> WRITTEN INSTRUCTION: Begin with the first line below and retype each line exactly through the line containing "const yTicks = [0,5,10,15,20,25];". Any pictures are to be left out.

═══

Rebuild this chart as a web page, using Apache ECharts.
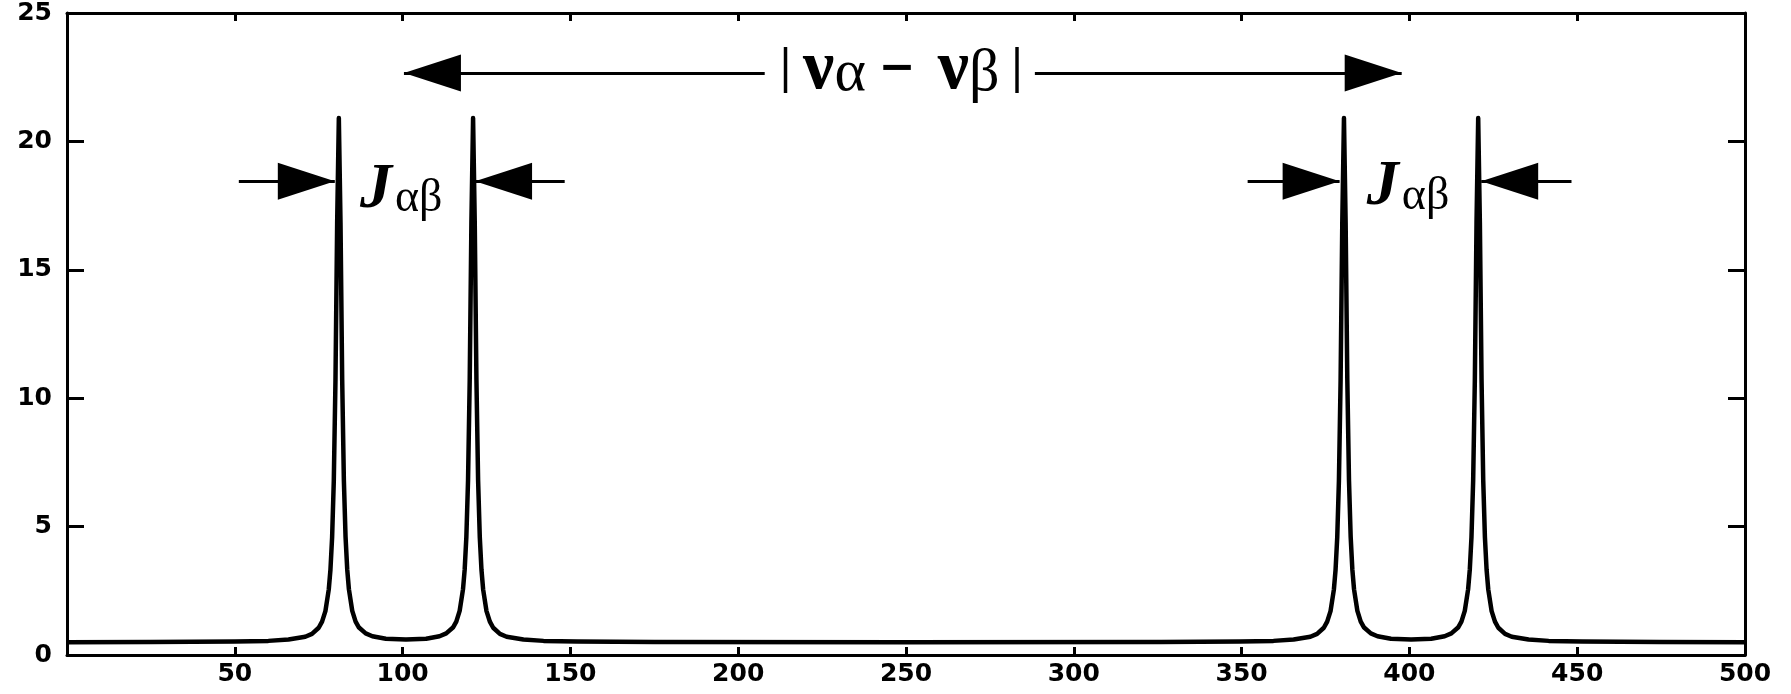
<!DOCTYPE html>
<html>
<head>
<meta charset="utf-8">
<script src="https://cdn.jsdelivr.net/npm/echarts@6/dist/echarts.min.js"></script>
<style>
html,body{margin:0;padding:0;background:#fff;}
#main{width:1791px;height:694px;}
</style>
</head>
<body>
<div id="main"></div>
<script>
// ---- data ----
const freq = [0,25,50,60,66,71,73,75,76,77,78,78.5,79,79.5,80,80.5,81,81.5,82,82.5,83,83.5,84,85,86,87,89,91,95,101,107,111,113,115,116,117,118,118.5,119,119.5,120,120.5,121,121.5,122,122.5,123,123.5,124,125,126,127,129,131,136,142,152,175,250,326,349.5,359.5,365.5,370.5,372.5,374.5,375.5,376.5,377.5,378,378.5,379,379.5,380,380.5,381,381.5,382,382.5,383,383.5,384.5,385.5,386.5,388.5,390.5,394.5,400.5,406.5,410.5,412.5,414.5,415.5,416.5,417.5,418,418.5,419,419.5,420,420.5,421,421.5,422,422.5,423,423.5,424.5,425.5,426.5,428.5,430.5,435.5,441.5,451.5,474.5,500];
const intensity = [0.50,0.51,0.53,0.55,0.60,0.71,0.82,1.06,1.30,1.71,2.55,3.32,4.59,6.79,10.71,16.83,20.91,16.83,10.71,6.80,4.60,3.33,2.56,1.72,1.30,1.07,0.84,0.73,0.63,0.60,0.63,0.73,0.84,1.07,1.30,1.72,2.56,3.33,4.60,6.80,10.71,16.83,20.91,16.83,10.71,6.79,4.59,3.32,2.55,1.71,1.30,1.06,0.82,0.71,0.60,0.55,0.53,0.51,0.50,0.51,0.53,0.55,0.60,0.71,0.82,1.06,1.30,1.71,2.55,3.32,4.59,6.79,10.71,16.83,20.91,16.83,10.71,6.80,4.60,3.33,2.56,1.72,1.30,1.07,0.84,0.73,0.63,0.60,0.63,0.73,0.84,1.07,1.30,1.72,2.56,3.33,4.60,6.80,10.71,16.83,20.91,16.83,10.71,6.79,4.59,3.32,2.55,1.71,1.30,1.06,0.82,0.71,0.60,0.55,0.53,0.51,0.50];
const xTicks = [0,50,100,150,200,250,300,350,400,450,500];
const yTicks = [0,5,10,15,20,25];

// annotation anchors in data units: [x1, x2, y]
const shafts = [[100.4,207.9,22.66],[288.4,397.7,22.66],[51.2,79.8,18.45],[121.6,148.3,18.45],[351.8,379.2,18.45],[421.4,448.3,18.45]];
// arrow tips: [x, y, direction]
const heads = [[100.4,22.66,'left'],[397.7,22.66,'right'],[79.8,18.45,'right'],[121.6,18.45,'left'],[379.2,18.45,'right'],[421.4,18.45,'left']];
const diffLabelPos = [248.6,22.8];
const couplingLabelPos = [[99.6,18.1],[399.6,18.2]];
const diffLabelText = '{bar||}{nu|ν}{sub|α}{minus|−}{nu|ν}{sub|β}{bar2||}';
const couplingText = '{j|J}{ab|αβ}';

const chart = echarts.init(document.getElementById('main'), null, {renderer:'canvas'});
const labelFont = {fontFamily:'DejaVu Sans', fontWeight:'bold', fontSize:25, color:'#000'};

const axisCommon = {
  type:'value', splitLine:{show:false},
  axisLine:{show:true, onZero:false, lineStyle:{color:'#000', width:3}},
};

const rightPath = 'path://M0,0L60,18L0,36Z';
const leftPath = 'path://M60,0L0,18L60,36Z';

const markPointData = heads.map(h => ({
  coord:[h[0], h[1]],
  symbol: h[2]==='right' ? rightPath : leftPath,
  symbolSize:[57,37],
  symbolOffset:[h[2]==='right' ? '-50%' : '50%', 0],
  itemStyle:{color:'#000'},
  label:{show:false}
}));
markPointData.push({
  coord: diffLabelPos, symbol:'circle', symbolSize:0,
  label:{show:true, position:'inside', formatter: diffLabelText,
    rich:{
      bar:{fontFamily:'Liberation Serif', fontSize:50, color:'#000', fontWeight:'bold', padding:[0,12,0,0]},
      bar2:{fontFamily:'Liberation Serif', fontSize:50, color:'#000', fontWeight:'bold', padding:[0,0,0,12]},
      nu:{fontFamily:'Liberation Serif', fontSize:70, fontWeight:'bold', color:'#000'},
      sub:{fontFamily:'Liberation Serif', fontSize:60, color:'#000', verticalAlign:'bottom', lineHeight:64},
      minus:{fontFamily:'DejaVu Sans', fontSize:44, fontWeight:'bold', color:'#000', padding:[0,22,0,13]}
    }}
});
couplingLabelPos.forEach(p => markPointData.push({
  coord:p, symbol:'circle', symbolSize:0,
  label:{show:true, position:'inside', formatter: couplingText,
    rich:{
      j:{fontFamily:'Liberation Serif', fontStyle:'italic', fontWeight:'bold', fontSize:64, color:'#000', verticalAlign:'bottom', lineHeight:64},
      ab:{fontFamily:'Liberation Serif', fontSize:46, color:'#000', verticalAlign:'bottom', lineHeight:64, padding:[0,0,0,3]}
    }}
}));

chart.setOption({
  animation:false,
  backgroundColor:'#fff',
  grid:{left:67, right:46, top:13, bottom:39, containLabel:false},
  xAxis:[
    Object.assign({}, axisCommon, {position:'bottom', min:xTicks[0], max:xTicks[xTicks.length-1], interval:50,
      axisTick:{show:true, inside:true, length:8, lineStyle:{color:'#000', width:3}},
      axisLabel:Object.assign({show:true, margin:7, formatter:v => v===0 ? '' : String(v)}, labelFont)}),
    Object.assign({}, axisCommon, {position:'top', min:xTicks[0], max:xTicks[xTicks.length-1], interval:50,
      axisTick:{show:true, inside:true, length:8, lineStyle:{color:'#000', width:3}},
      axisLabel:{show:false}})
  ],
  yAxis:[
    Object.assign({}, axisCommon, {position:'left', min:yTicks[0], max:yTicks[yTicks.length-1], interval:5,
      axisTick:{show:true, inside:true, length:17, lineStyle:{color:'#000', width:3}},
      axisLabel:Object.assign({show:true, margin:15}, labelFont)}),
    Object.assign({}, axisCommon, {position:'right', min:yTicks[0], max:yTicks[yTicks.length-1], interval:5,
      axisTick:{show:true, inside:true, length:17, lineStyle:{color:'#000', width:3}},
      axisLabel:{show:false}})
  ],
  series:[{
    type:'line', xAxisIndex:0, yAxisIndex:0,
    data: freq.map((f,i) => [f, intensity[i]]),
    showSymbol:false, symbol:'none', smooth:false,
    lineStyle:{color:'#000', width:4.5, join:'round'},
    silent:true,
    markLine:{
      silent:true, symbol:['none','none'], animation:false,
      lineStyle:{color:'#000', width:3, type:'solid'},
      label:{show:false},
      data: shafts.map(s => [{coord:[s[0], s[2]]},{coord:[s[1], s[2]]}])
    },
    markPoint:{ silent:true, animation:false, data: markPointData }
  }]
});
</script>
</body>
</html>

═══

> CORRECT RESPONSE:
Rebuild this chart as a web page, using Apache ECharts.
<!DOCTYPE html>
<html>
<head>
<meta charset="utf-8">
<script src="https://cdn.jsdelivr.net/npm/echarts@6/dist/echarts.min.js"></script>
<style>
html,body{margin:0;padding:0;background:#fff;}
#main{width:1791px;height:694px;}
</style>
</head>
<body>
<div id="main"></div>
<script>
// ---- data ----
const freq = [0,25,50,60,66,71,73,75,76,77,78,78.5,79,79.5,80,80.5,81,81.5,82,82.5,83,83.5,84,85,86,87,89,91,95,101,107,111,113,115,116,117,118,118.5,119,119.5,120,120.5,121,121.5,122,122.5,123,123.5,124,125,126,127,129,131,136,142,152,175,250,326,349.5,359.5,365.5,370.5,372.5,374.5,375.5,376.5,377.5,378,378.5,379,379.5,380,380.5,381,381.5,382,382.5,383,383.5,384.5,385.5,386.5,388.5,390.5,394.5,400.5,406.5,410.5,412.5,414.5,415.5,416.5,417.5,418,418.5,419,419.5,420,420.5,421,421.5,422,422.5,423,423.5,424.5,425.5,426.5,428.5,430.5,435.5,441.5,451.5,474.5,500];
const intensity = [0.50,0.51,0.53,0.55,0.60,0.71,0.82,1.06,1.30,1.71,2.55,3.32,4.59,6.79,10.71,16.83,20.91,16.83,10.71,6.80,4.60,3.33,2.56,1.72,1.30,1.07,0.84,0.73,0.63,0.60,0.63,0.73,0.84,1.07,1.30,1.72,2.56,3.33,4.60,6.80,10.71,16.83,20.91,16.83,10.71,6.79,4.59,3.32,2.55,1.71,1.30,1.06,0.82,0.71,0.60,0.55,0.53,0.51,0.50,0.51,0.53,0.55,0.60,0.71,0.82,1.06,1.30,1.71,2.55,3.32,4.59,6.79,10.71,16.83,20.91,16.83,10.71,6.80,4.60,3.33,2.56,1.72,1.30,1.07,0.84,0.73,0.63,0.60,0.63,0.73,0.84,1.07,1.30,1.72,2.56,3.33,4.60,6.80,10.71,16.83,20.91,16.83,10.71,6.79,4.59,3.32,2.55,1.71,1.30,1.06,0.82,0.71,0.60,0.55,0.53,0.51,0.50];
const xTicks = [0,50,100,150,200,250,300,350,400,450,500];
const yTicks = [0,5,10,15,20,25];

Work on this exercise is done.